It’s a good idea–to make it easy for fintech companies to easily connect to consumers banks instead of needing to do the week-long process of verifying small bank deposits. That definitely speeds up the onboarding process for people to try out new apps.
But the tradeoff is always with security and convenience and here it’s so glaring and obvious. What Plaid may provide in convenience it completely undermines in security.
Everything about it is a security design anti-pattern and I’m sure everyone working there knows it. It’s simply a phishing site, no other way around it.
The way Plaid works is that it asks you to enter your bank username and password on a site that is not your bank which they try to make look like one.
From Wikipedia, here is what phishing is:
Phishing is the fraudulent attempt to obtain sensitive information such as usernames, passwords and credit card details by disguising oneself as a trustworthy entity in an electronic communication.
Plaid is disguising their site as your bank’s site to get your password.
Now, it’s important to realize this is the exact same tactic that a fraudulent phishing scammer would use to takeover your account.
They may lure you in with an email or some other link, but eventually take you to an account page that looks exactly like your real account page. And then they will have you enter in your username and password, and then steal those credentials.
Even possibly tech-savvy users of Plaid are being trained to type in their bank credentials into a site that is not their bank. Again, this is violating the first rule of your usernames and passwords, which is don’t share them with anyone else!
Plaid will even intercept your one-time-password or 2FA login number, which again, you should not share.

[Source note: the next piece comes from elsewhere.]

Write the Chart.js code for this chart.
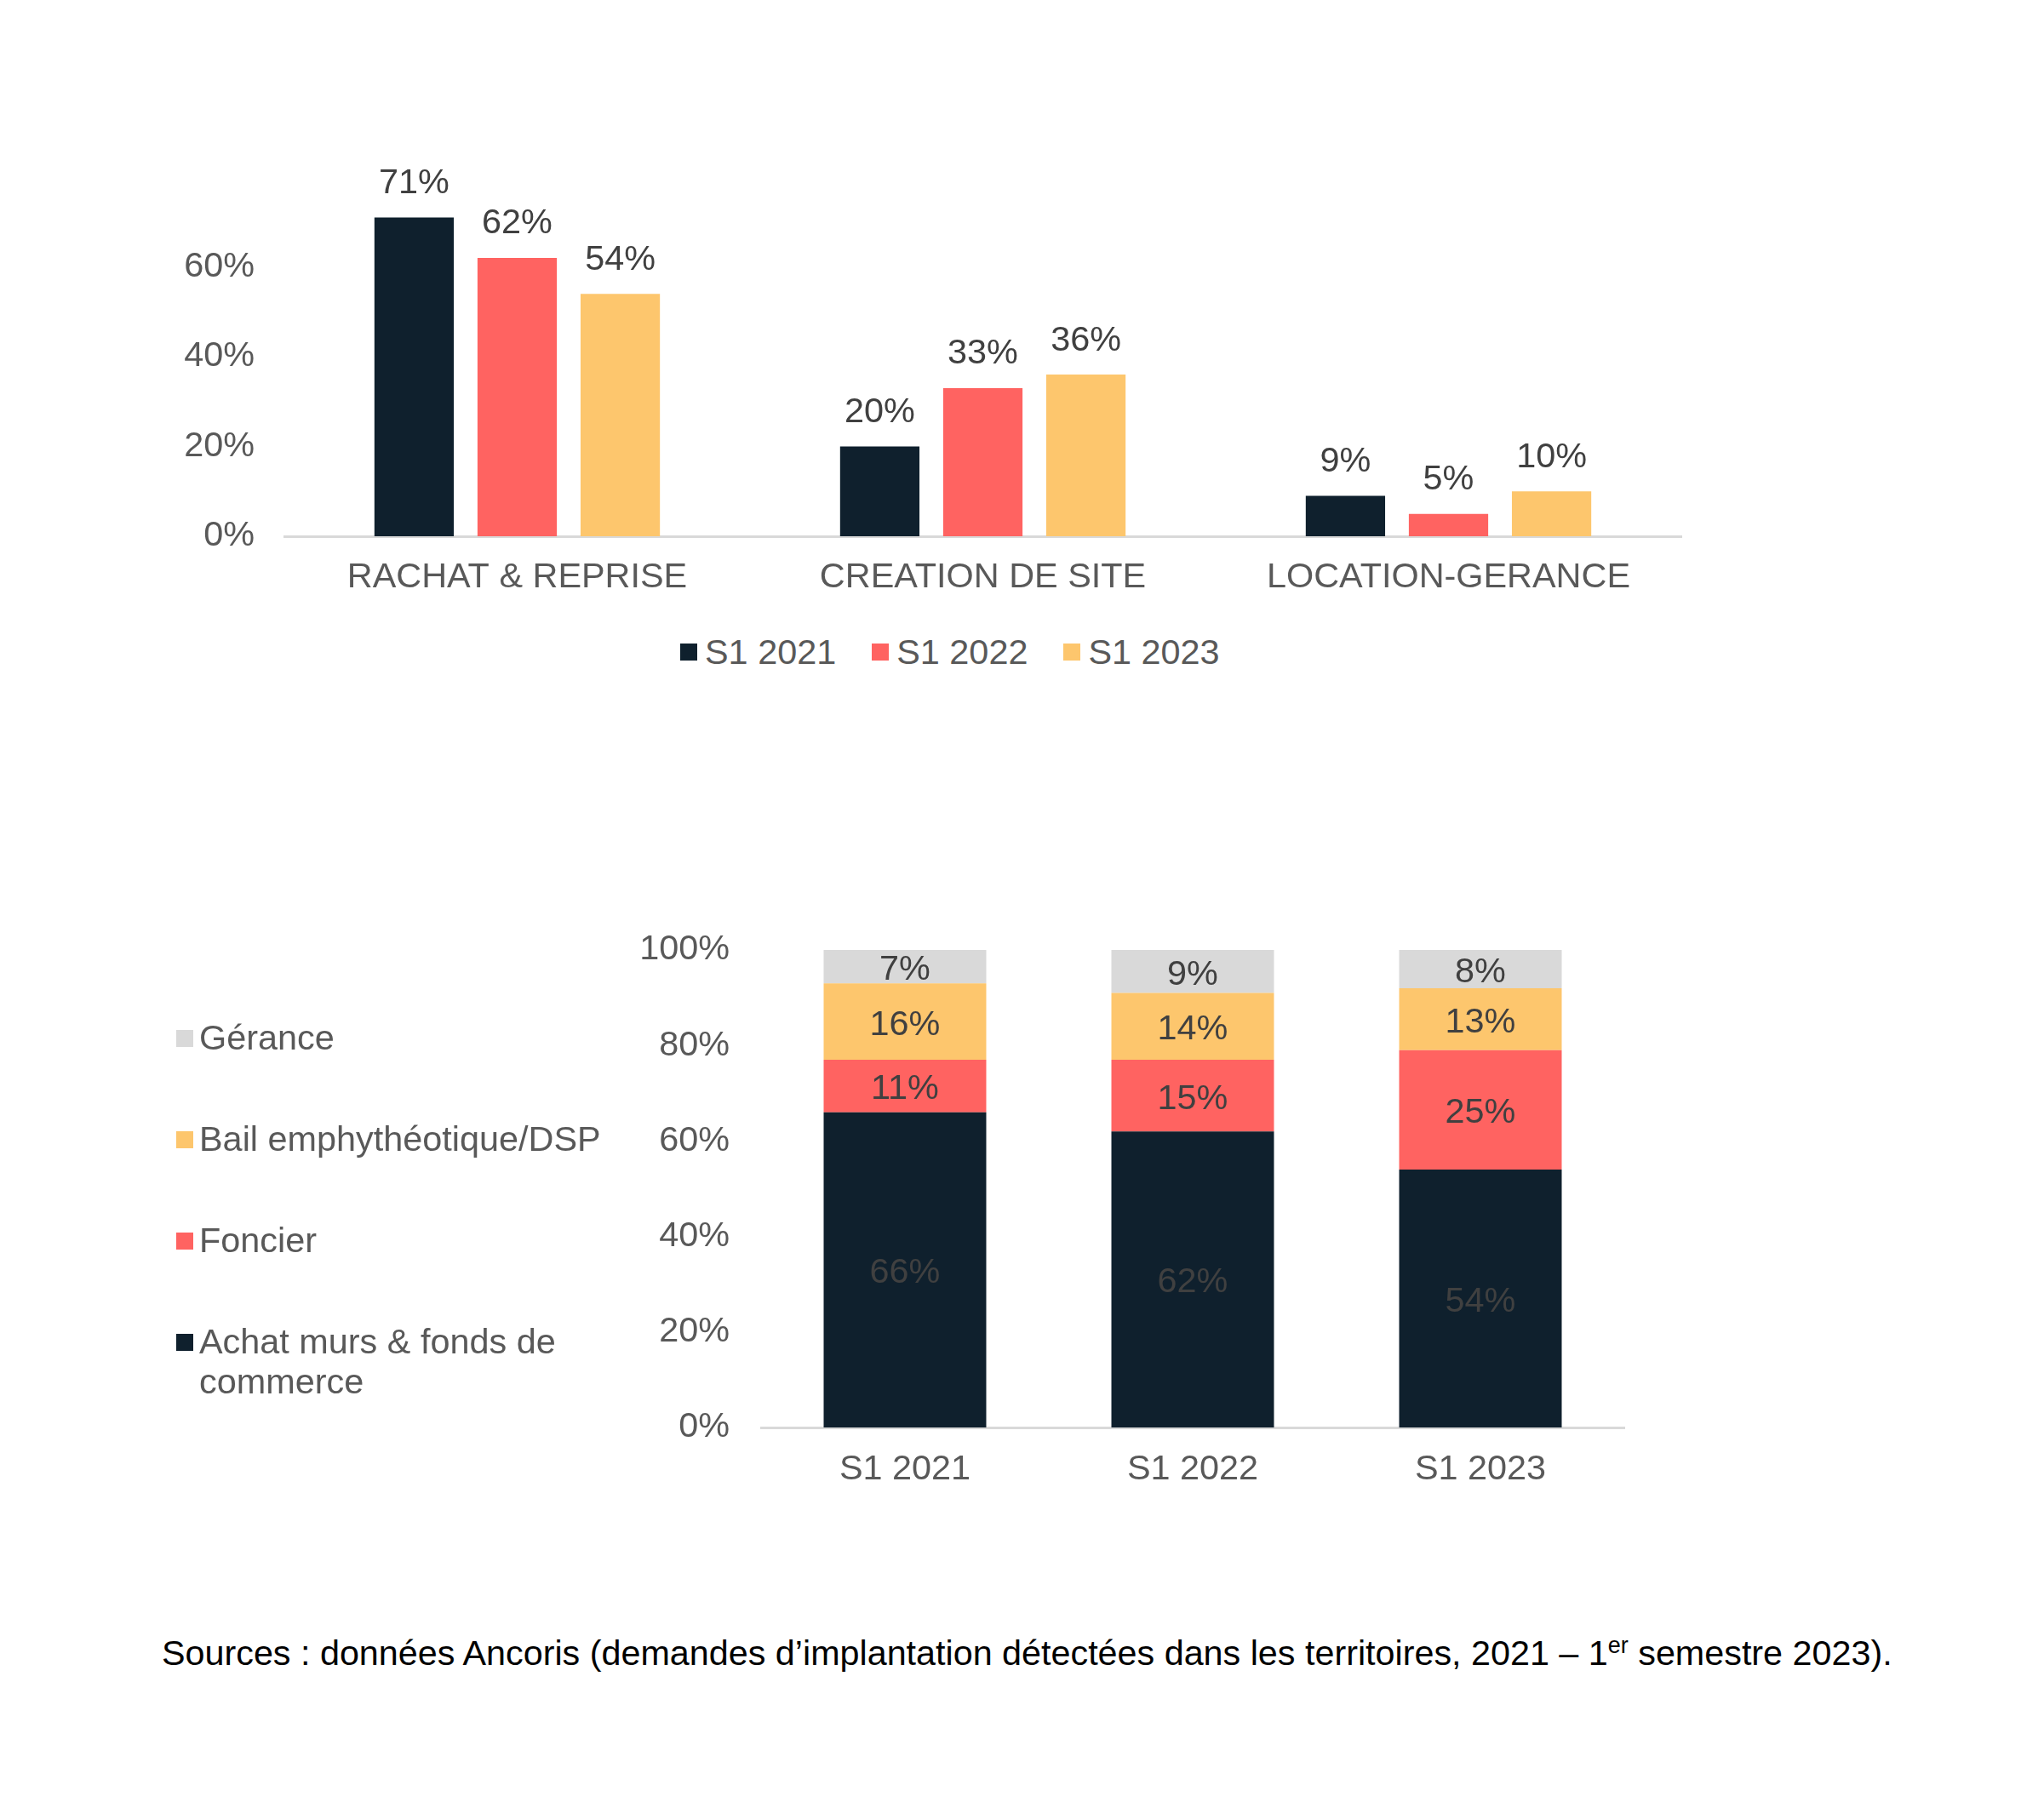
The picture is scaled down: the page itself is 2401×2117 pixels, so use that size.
<!DOCTYPE html>
<html>
<head>
<meta charset="utf-8">
<script src="https://cdn.jsdelivr.net/npm/chart.js@4.4.1/dist/chart.umd.min.js"></script>
<style>
  html, body { margin:0; padding:0; background:#fff; width:2401px; height:2117px; overflow:hidden; }
  body { position:relative; font-family:"Liberation Sans", Arial, sans-serif; }
  .cv { position:absolute; }
  .leg { position:absolute; color:#595959; font-size:41.4px; line-height:48px; }
  .sq { display:inline-block; width:20px; height:20px; vertical-align:middle; }
  #topLegend { left:799px; top:742px; white-space:nowrap; display:flex; align-items:center; }
  #topLegend .item { display:flex; align-items:center; margin-right:42px; }
  #topLegend .sq { margin-right:9px; }
  .bitem { position:absolute; left:207px; width:560px; }
  .bitem .sq { position:absolute; left:0; top:14px; }
  .bitem .txt { position:absolute; left:27px; width:500px; line-height:47px; }
  #source { position:absolute; left:190px; top:1916px; font-size:41.3px; color:#000; white-space:nowrap; line-height:52px; }
  #source sup { font-size:27px; vertical-align:0; position:relative; top:-14px; }
</style>
</head>
<body>
<canvas id="c1" class="cv" style="left:190px;top:150px;" width="1850" height="580"></canvas>
<div id="topLegend" class="leg"></div>
<canvas id="c2" class="cv" style="left:700px;top:1060px;" width="1280" height="720"></canvas>
<div id="botLegend"></div>
<div id="source">Sources : données Ancoris (demandes d’implantation détectées dans les territoires, 2021 – 1<sup>er</sup> semestre 2023).</div>
<script>
// ---- Data: top chart ----
const topCategories = ['RACHAT & REPRISE', 'CREATION DE SITE', 'LOCATION-GERANCE'];
const topSeriesNames = ['S1 2021', 'S1 2022', 'S1 2023'];
const topS12021 = [71, 20, 9];
const topS12022 = [62, 33, 5];
const topS12023 = [54, 36, 10];
const topTicks = [0, 20, 40, 60];

// ---- Data: bottom chart ----
const botCategories = ['S1 2021', 'S1 2022', 'S1 2023'];
const botSeriesNames = ['Achat murs & fonds de commerce', 'Foncier', 'Bail emphythéotique/DSP', 'Gérance'];
const botAchat = [66, 62, 54];
const botFoncier = [11, 15, 25];
const botBail = [16, 14, 13];
const botGerance = [7, 9, 8];
const botTicks = [0, 20, 40, 60, 80, 100];

const C_DARK = '#0f202d', C_RED = '#ff6361', C_YEL = '#fdc66d', C_GRAY = '#d9d9d9';
const FONT = '"Liberation Sans", Arial, sans-serif';
const FS = 41.4;
Chart.defaults.font.family = FONT;
Chart.defaults.animation = false;

const labelPlugin = {
  id: 'vlabels',
  afterDatasetsDraw(chart, args, opts) {
    const ctx = chart.ctx;
    ctx.save();
    ctx.font = FS + 'px ' + FONT;
    ctx.fillStyle = '#404040';
    ctx.textAlign = 'center';
    ctx.textBaseline = 'middle';
    chart.data.datasets.forEach((ds, di) => {
      const meta = chart.getDatasetMeta(di);
      meta.data.forEach((bar, i) => {
        const v = ds.data[i];
        const txt = v + '%';
        if (opts.mode === 'above') {
          ctx.fillText(txt, bar.x, bar.y - 40);
        } else {
          ctx.fillText(txt, bar.x, (bar.y + bar.base) / 2 + 4);
        }
      });
    });
    ctx.restore();
  }
};

function fixY(width) {
  return s => { s.width = width; s.paddingTop = 0; s.paddingBottom = 0; };
}
function fixX(height) {
  return s => { s.height = height; s.paddingLeft = 0; s.paddingRight = 0; };
}

// ---- Top chart ----
const topColors = [C_DARK, C_RED, C_YEL];
new Chart(document.getElementById('c1'), {
  type: 'bar',
  data: {
    labels: topCategories,
    datasets: [topS12021, topS12022, topS12023].map((d, i) => ({
      label: topSeriesNames[i], data: d, backgroundColor: topColors[i],
      categoryPercentage: 0.664, barPercentage: 0.77, borderWidth: 0
    }))
  },
  options: {
    responsive: false,
    layout: { padding: { top: 58, right: 65, left: 0, bottom: 0 } },
    plugins: { legend: { display: false }, tooltip: { enabled: false }, vlabels: { mode: 'above' } },
    scales: {
      x: {
        grid: { display: false, drawTicks: false },
        border: { display: true, color: '#d9d9d9', width: 3 },
        ticks: { color: '#595959', font: { size: FS }, padding: 24, maxRotation: 0 },
        afterFit: fixX(100)
      },
      y: {
        min: 0, max: 80,
        grid: { display: false, drawTicks: false },
        border: { display: false },
        afterBuildTicks: s => { s.ticks = topTicks.map(v => ({ value: v })); },
        ticks: { color: '#595959', font: { size: FS }, padding: 35, callback: v => v + '%' },
        afterFit: fixY(144)
      }
    }
  },
  plugins: [labelPlugin]
});

// top legend (HTML)
const tl = document.getElementById('topLegend');
topSeriesNames.forEach((n, i) => {
  const it = document.createElement('span');
  it.className = 'item';
  it.innerHTML = '<span class="sq" style="background:' + topColors[i] + '"></span><span>' + n + '</span>';
  tl.appendChild(it);
});

// ---- Bottom chart ----
const botColors = [C_DARK, C_RED, C_YEL, C_GRAY];
new Chart(document.getElementById('c2'), {
  type: 'bar',
  data: {
    labels: botCategories,
    datasets: [botAchat, botFoncier, botBail, botGerance].map((d, i) => ({
      label: botSeriesNames[i], data: d, backgroundColor: botColors[i],
      categoryPercentage: 1, barPercentage: 0.565, borderWidth: 0
    }))
  },
  options: {
    responsive: false,
    layout: { padding: { top: 56, right: 72, left: 0, bottom: 0 } },
    plugins: { legend: { display: false }, tooltip: { enabled: false }, vlabels: { mode: 'center' } },
    scales: {
      x: {
        stacked: true,
        grid: { display: false, drawTicks: false },
        border: { display: true, color: '#d9d9d9', width: 3 },
        ticks: { color: '#595959', font: { size: FS }, padding: 25, maxRotation: 0 },
        afterFit: fixX(103)
      },
      y: {
        stacked: true, min: 0, max: 100,
        grid: { display: false, drawTicks: false },
        border: { display: false },
        afterBuildTicks: s => { s.ticks = botTicks.map(v => ({ value: v })); },
        ticks: { color: '#595959', font: { size: FS }, padding: 37, callback: v => v + '%' },
        afterFit: fixY(194)
      }
    }
  },
  plugins: [labelPlugin]
});

// bottom legend (HTML), listed top to bottom in reverse order
const bl = document.getElementById('botLegend');
const legendOrder = [3, 2, 1, 0];
legendOrder.forEach((si, k) => {
  const it = document.createElement('div');
  it.className = 'bitem leg';
  it.style.top = (1220 - 24 + k * 119) + 'px';
  it.innerHTML = '<span class="sq" style="background:' + botColors[si] + '"></span><span class="txt">' + botSeriesNames[si] + '</span>';
  bl.appendChild(it);
});
</script>
</body>
</html>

If people get too comfortable sharing this then any attacker can set up a fake login page that also intercepts your 2FA. You can see how that is done here. There are ways for this to be automated:
“They do this by automating the entire process, with a phishing page not only asking a victim for their password, but triggering a 2FA code that is sent to the target’s phone. That code is also phished, and then entered into the legitimate site so the hacker can login and steal the account.”
Additionally, Plaid often may be embedded in a way where it is very difficult to verify, even if you trust Plaid. If the url is not visible it could be an attacker posing as a Plaid login page for your bank—but now you may be so used to typing in your bank password that you’ve just given it to someone else. This can be doubly bad on mobile phones where even on legitimate SSO pages (such as a Google login), the url page is blocked so you cannot tell it is Google.
The question from looking at the Wikipedia definition is: is Plaid fraudulent? The user and site are trusting Plaid so that may be different; but they are disguising their site (Plaid login) as your banks login. Again, people have fallen for scams that are much more obvious.
So while it may be a nice fintech utility, it’s not a replacement for APIs, and it really is a security nightmare. In so many cases the security issue is one of user behavior and social engineering, of moving too fast or accidentally doing the wrong thing. In this case the real issue isn’t if Plaid’s infrastructure itself is secure or they are trusted enough to get your bank credentials. That’s an issue too. But the real issue is that users are getting used to typing their bank passwords on sites that look like their bank that are not their bank. It’s pretty easy to see how this can go wrong.
Also it’s not clear if Plaid using passwords within this way is within the terms of service for the banks and the bank users.
I wonder what the security team at Plaid thinks. They obviously know this. I wonder if they type their own bank passwords into Plaid, or have multiple bank accounts. Or how those passwords are stored. Even Facebook stored passwords in plaintext for years. Even if you know all of this you can be tired and accidentally type your password into a fake site.
So even if Plaid is a trusted and valuable company, it’s still phishing. It’s asking for your username and password for a site that impersonates your bank. I think people need to be careful here.
Thanks for this – still relevant today.